Hi, everyone. This is Matt Torrevont for Marty. Thanks for taking the question. Would you be able to provide any perspective on whether there are plans for longer term biopsies for the Phase 1 patients? And also if you could discuss the biopsy plan for Study 102?
Thanks.
So we don't hey, thanks for the question. First of all, we don't have a plan to buy off these kids again. Frankly, we'd have to re consent them and I suspect that they would object to that given where they are. In fact, we've been consistent with what we would have imagined, we've actually been counseled by the agency to be careful not to over biopsy kids.

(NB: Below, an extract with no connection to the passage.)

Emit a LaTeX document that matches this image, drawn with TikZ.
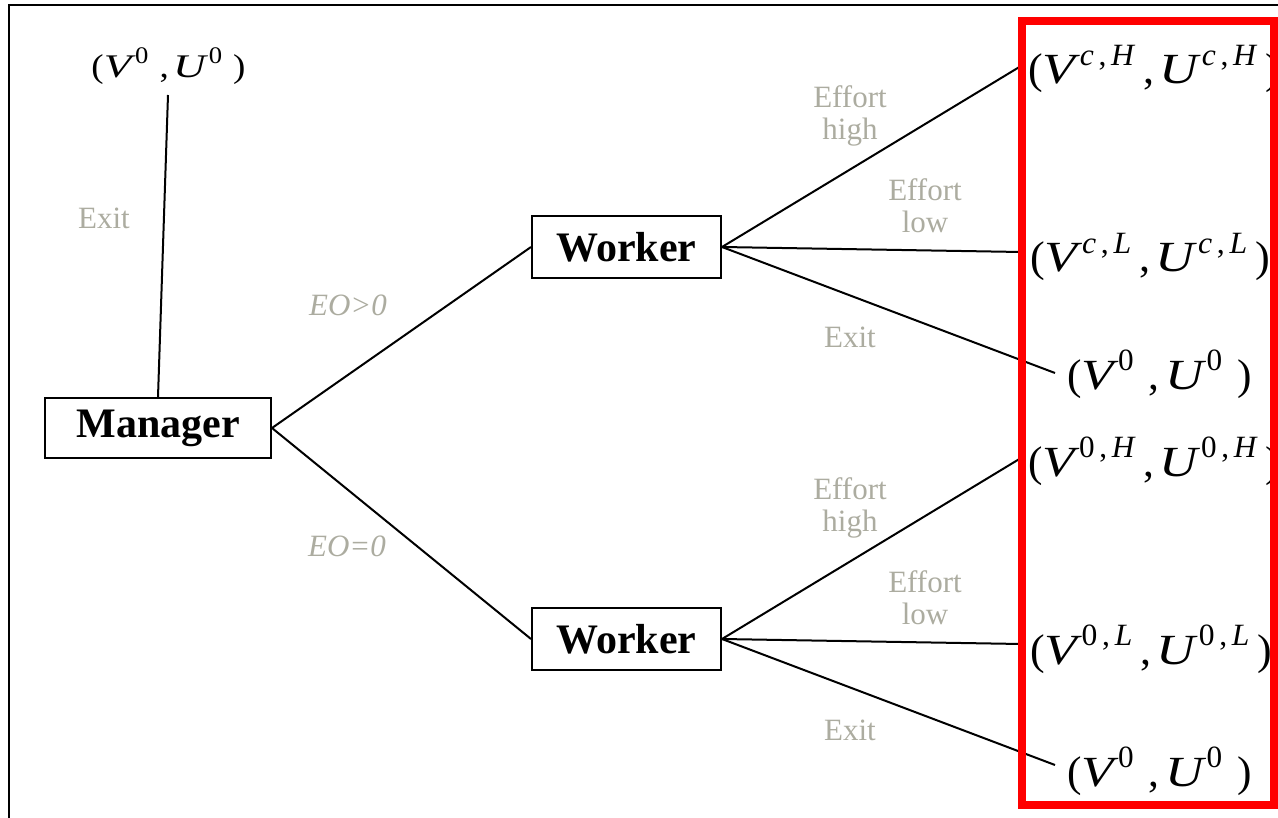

And one of the reasons we biopsied kids early, but we don't do longer biopsies is that there really is within the timeframe that we're talking there really is no credible reason to imagine that you would have any durability related issues.

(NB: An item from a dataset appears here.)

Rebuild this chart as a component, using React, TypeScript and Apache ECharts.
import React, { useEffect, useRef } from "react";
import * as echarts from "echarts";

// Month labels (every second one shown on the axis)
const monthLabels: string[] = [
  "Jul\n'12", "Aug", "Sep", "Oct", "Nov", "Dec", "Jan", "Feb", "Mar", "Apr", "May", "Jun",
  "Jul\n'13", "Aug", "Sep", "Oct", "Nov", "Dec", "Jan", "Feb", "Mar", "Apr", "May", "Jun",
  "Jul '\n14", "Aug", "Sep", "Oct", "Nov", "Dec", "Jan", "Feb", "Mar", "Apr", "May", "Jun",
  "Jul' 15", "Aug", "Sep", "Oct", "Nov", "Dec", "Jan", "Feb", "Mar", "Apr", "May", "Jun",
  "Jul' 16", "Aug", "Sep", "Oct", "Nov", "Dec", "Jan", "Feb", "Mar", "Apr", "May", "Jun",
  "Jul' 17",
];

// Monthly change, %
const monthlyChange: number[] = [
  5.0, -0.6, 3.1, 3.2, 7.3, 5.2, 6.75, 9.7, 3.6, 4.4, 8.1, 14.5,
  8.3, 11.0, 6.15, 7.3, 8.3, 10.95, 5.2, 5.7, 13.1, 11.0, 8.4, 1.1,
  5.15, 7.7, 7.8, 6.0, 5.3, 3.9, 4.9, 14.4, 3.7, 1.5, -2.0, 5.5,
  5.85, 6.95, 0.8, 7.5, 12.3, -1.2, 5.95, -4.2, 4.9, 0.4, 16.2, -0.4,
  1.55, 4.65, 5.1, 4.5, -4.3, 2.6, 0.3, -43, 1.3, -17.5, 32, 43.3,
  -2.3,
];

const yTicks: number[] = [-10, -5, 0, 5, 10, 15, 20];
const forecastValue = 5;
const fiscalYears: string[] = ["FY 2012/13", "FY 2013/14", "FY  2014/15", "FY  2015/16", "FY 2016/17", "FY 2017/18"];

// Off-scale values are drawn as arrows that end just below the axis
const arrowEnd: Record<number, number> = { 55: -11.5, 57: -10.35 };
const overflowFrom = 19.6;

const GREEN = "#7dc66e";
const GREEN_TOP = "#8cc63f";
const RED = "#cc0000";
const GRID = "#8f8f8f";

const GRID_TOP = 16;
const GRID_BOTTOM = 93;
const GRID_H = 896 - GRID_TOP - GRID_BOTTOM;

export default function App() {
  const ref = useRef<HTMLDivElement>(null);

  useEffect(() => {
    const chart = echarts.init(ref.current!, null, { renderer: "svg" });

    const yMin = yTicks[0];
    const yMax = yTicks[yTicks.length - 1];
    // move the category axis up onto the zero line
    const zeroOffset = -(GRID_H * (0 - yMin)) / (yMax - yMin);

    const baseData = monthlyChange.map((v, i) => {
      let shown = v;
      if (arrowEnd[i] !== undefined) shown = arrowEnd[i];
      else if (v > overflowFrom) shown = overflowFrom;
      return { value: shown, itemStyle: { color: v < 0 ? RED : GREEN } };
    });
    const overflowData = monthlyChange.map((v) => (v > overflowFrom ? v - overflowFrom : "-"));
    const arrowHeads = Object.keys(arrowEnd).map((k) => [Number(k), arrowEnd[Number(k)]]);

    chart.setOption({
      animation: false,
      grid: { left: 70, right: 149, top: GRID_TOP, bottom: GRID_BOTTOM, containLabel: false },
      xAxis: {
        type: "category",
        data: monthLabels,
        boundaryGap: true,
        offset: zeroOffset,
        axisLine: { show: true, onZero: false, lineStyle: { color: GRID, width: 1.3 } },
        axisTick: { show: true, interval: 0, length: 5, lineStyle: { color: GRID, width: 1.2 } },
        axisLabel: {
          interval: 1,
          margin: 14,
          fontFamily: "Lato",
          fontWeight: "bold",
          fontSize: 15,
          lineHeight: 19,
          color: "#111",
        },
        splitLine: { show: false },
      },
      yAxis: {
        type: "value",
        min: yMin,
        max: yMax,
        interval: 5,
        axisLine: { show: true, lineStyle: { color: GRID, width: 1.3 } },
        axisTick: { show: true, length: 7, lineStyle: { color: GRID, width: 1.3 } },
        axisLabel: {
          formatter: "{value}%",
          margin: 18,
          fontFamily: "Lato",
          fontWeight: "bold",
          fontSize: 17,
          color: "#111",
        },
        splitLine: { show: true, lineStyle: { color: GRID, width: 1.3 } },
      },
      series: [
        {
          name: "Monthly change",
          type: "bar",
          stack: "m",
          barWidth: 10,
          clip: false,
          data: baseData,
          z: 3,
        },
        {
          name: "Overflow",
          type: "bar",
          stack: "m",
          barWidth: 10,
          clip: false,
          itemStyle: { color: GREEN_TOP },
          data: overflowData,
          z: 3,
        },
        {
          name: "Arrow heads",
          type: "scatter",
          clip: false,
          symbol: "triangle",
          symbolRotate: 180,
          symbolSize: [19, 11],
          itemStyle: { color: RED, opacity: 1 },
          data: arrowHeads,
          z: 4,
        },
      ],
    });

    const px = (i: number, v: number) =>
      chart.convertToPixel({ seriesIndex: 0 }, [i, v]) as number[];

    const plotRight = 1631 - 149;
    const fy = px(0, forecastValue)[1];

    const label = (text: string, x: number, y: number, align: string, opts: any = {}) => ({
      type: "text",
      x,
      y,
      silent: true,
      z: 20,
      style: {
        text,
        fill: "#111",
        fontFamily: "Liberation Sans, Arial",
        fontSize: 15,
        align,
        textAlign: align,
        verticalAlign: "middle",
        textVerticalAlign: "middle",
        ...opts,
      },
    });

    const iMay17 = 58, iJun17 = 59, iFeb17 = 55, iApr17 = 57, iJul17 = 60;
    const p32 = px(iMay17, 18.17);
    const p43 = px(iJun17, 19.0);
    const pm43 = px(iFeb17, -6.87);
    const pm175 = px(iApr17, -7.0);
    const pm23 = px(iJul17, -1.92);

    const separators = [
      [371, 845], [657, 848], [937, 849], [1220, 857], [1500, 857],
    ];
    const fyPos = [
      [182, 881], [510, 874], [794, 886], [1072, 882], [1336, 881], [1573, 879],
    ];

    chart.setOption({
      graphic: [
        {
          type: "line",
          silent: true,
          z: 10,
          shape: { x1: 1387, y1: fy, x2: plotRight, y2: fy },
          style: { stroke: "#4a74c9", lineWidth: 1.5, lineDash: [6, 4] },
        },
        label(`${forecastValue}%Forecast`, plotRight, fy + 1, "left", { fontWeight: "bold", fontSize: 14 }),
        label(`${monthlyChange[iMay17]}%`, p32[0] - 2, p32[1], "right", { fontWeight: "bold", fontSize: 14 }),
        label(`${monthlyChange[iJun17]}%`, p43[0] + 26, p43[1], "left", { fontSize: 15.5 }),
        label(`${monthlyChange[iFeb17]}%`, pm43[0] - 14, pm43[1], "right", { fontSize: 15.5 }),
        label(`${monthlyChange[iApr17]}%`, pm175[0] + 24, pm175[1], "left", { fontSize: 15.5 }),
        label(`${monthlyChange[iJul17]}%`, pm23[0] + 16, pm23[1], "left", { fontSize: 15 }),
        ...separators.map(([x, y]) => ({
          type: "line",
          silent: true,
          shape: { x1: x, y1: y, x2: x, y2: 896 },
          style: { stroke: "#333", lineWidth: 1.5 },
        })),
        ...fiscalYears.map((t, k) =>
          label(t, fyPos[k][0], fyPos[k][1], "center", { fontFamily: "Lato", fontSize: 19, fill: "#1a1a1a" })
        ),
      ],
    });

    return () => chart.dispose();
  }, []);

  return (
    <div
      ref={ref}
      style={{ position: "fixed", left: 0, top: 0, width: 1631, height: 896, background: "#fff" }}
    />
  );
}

If you look across restricted microdystrophin generally in gene therapy and you look in muscle, you look across the mouse model as you've seen, the non human primate model, the dystrophic golden retriever model, you see continuing functional benefit and durability for as long as we've been able to look so far, which can get out into the 8 to 9 year range. So frankly, in the context of that, trying to consent a child to do a to engage in yet another biopsy at like 1 or 2 years would be challenging to say the least given that you probably wouldn't get meaningful information that you didn't get in the first biopsy. And so for Study 102, the biopsy is a 3 month biopsy. Did I miss anything there, Louise?
No.
Thank you. And I'm currently showing no further questions at this time. I'd like to turn the call back over to Doug Ingram for closing remarks.
Thank you very much. I'll just repeat what I said during the Q and A. We are obviously, as you can imagine, very excited about these results and the continuing functional benefits that we see across these cohorts in addition to all of the exciting expression, safety, tolerability data that we've had and all of the biomarkers as well. One thing I will say so two things on that. 1, of course, it speaks to the need to move fast.
So while I'm not yet able to understand better the to understand better the agency's views, to adapt to their views, to address that issue and to get that next trial started as soon as possible. I think, all of us who see this data ought to feel compelled to move as quickly as possible for these children. 1st with 9,001, then with 2E, because this is really an exciting set of data. We are in both of these cases, we're restoring the structural protein to nearly normal. So we need to get that moving as well.
And then once we get that moving, we need to get all of the limb girdles moving as well. There are a lot of patients waiting for us right now. So we are moving with a sense of urgency and we'll give up things about that along the way. One final thing I will say, I said it now twice, I'll say yet again, I'm very excited about I think we all are very excited about the study that was done by Doctor. Kristin Vandenberg on muscle health in these DMD boys and Study 101 using MRI.
There is a presentation later today on that. I am told now that the poster for that is already up. So for those who are curious of seeing that in advance of the presentation, the poster is available to review and I would suggest that could be interesting data as well. We cannot present it ourselves because that was a study done entirely independent of Sarepta. But with that said, thank you all for your participation today.
Obviously, thank you, Doctor. Luisa Klapac for going through this and answering questions today. And thanks to the broader team, and we look forward to providing additional updates as we continue to move these and our other programs forward. With that, have a wonderful day, everybody.
Ladies and gentlemen, this concludes today's conference call. Thank you for participating. You may now disconnect.